Zfs: Random Write amplification 2~3x？

Created on 24 Aug 2017 · 10Comments · Source: openzfs/zfs

System information

Type | Version/Name
--- | ---
Distribution Name | Redhat
Distribution Version | 7.2
Linux Kernel | 3.10.0-327.el7.x86_64
Architecture |
ZFS Version | 0.6.4.2
SPL Version | 0.6.4.2

Describe the problem you're observing

Write amplification 2~3x when fio test

These screenshots show details:

qq20170824-160731
addb81a0-d7db-45b0-937f-e156bfd6cf2b

$zfs get copies qbackup
NAME     PROPERTY  VALUE   SOURCE
qbackup  copies    1       default

Describe how to reproduce the problem

Zfs config

$cat /sys/module/zfs/parameters/zfs_vdev_aggregation_limit
8192
$cat /sys/module/zfs/parameters/zfs_dirty_data_max
214748364

zpool create test sdd  # 60G Intel ssd
zfs create -V 10G test/test1
OR
zpool create qbackup sfd0 # 3.2TB Flashcard
zfs create -V 100G qbackup/test1

Fio config

[global]
numjobs=1
rw=randwrite
bs=8k
runtime=60
ioengine=libaio
direct=1
iodepth=1
name=jicki
group_reporting
[file1]
filename=/dev/qbackup/test1

Include any warning/errors/backtraces from the system logs

Stale Performance

Source

woquflux

Most helpful comment

@behlendorf What is the new progress，please?

woquflux on 9 Oct 2017

👍2

All 10 comments

I believe this is working as designed. For a brand new dataset, there is no pre-existing metadata. By default, there will be 2 copies of metadata and 1 copy of the data. So this benchmark is creating and writing new metadata (2x) + 1 data for every random block written.

Over time, the metadata will catch up and data that shares metadata blocks should result in fewer overall writes.

richardelling on 28 Aug 2017

Thanks for your reply~

So this phenomenon should be disappeared If I did precondition like dd the entire disk?

woquflux on 28 Aug 2017

I believe @richardelling is correct. It's important thing to keep in mind that you _should not_ expect a 1-to-1 relationship between write(2) system calls and I/Os to the pool. There are a variety of factors which can can result in an inflation of IOs (multiple copies of meta data, spill blocks, etc) and others which will reduce the number of IOs (aggregation of writes by the ARC or vdev disk layer, compression, deduplication, nop-wriites, etc). Preconditioning your device with dd won't have any impact on what ZFS needs to write or how it writes it.

behlendorf on 29 Aug 2017

Thanks,I will try again~

woquflux on 7 Sep 2017

I understand that numbers of IO increase.
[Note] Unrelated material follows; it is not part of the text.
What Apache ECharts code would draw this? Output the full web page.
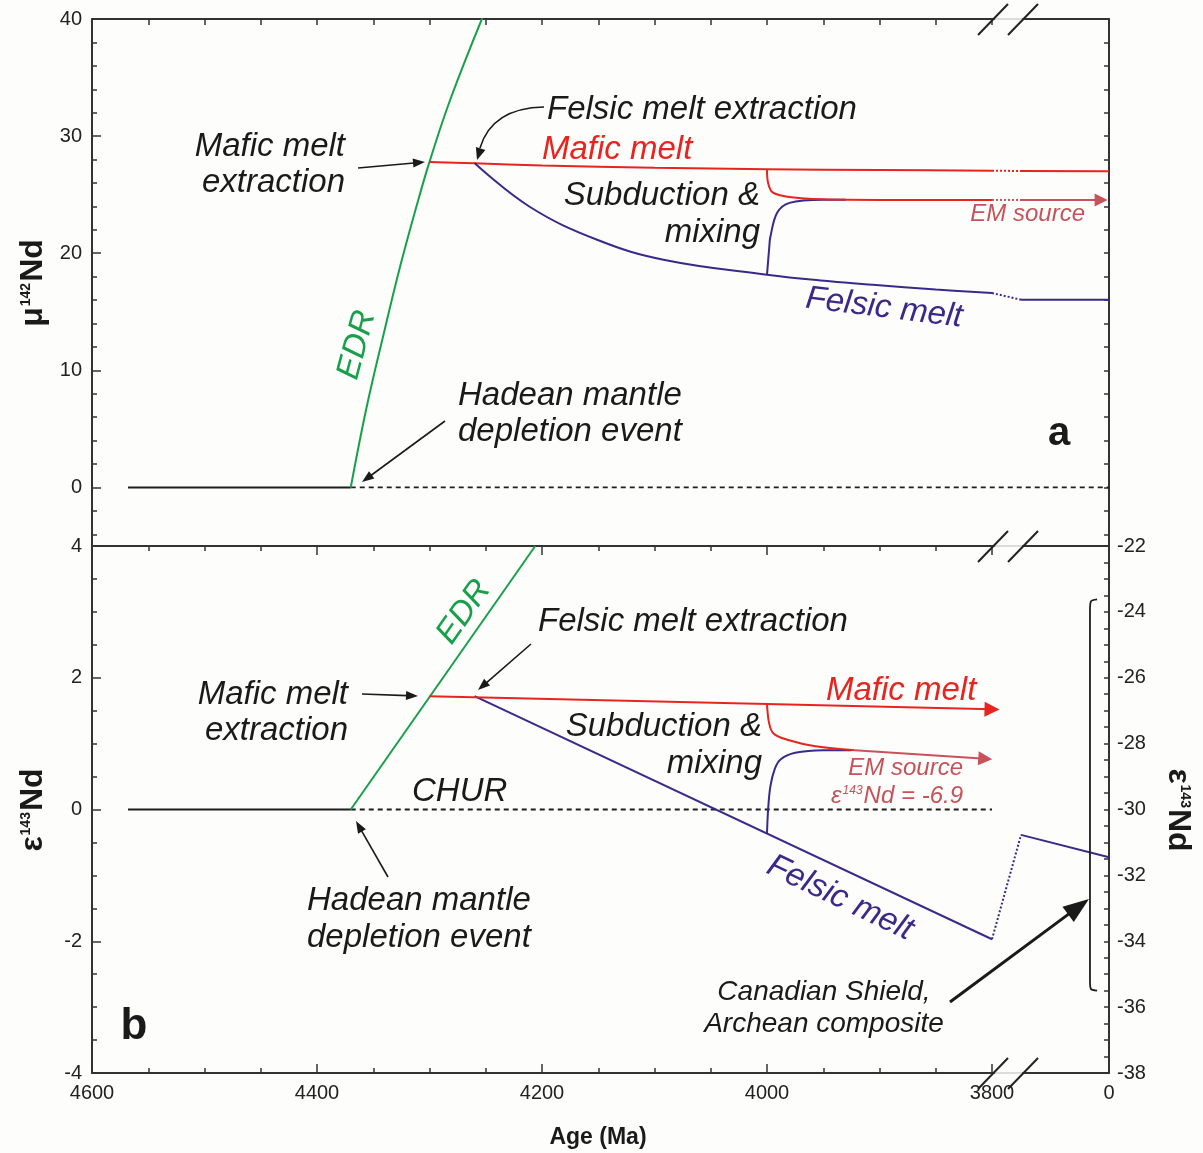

But I found another thing strange.

Throughput amplificat 2~3x too ...

zfs config:

zpool create test   /dev/sdg -f  # Intel 3500 SSD 240G (Intel SSDSC2BB240G4)
zfs create -V 200G test/test1 -o volblocksize=4k
echo '8912' > zfs_vdev_aggregation_limit  # This option because I had to simulati production environment, huge disk total size ,few io aggregation.

fio config A:

[global]
bs=8k
ioengine=libaio
#rw=randread
rw=randwrite
time_based
runtime=3600
direct=1
group_reporting
iodepth=1
[job1]
size=200G
filename=/dev/test/test1

qq20170928-140754

fio config B and recreate zvol:

[global]
bs=128k
ioengine=libaio
#rw=randread
rw=randwrite
time_based
runtime=3600
direct=1
group_reporting
iodepth=1
[job1]
size=200G
filename=/dev/test/test1

qq20170928-140551

Every things seems ok when bs to 128k of fio.

woquflux on 28 Sep 2017

@woquflux thanks for the clear reproducer. That does seem odd, I'll do some investigating.

behlendorf on 28 Sep 2017

👍1

Maybe smaller block needs more metadata to flush?

I had tested again with blktrace , found it write 3x data finally.

qq20170930-110403

woquflux on 30 Sep 2017

@behlendorf What is the new progress，please?

woquflux on 9 Oct 2017

👍2

@woquflux nothing new to report. I haven't been able to investigate yet.

behlendorf on 10 Oct 2017

👍1

This issue has been automatically marked as "stale" because it has not had any activity for a while. It will be closed in 90 days if no further activity occurs. Thank you for your contributions.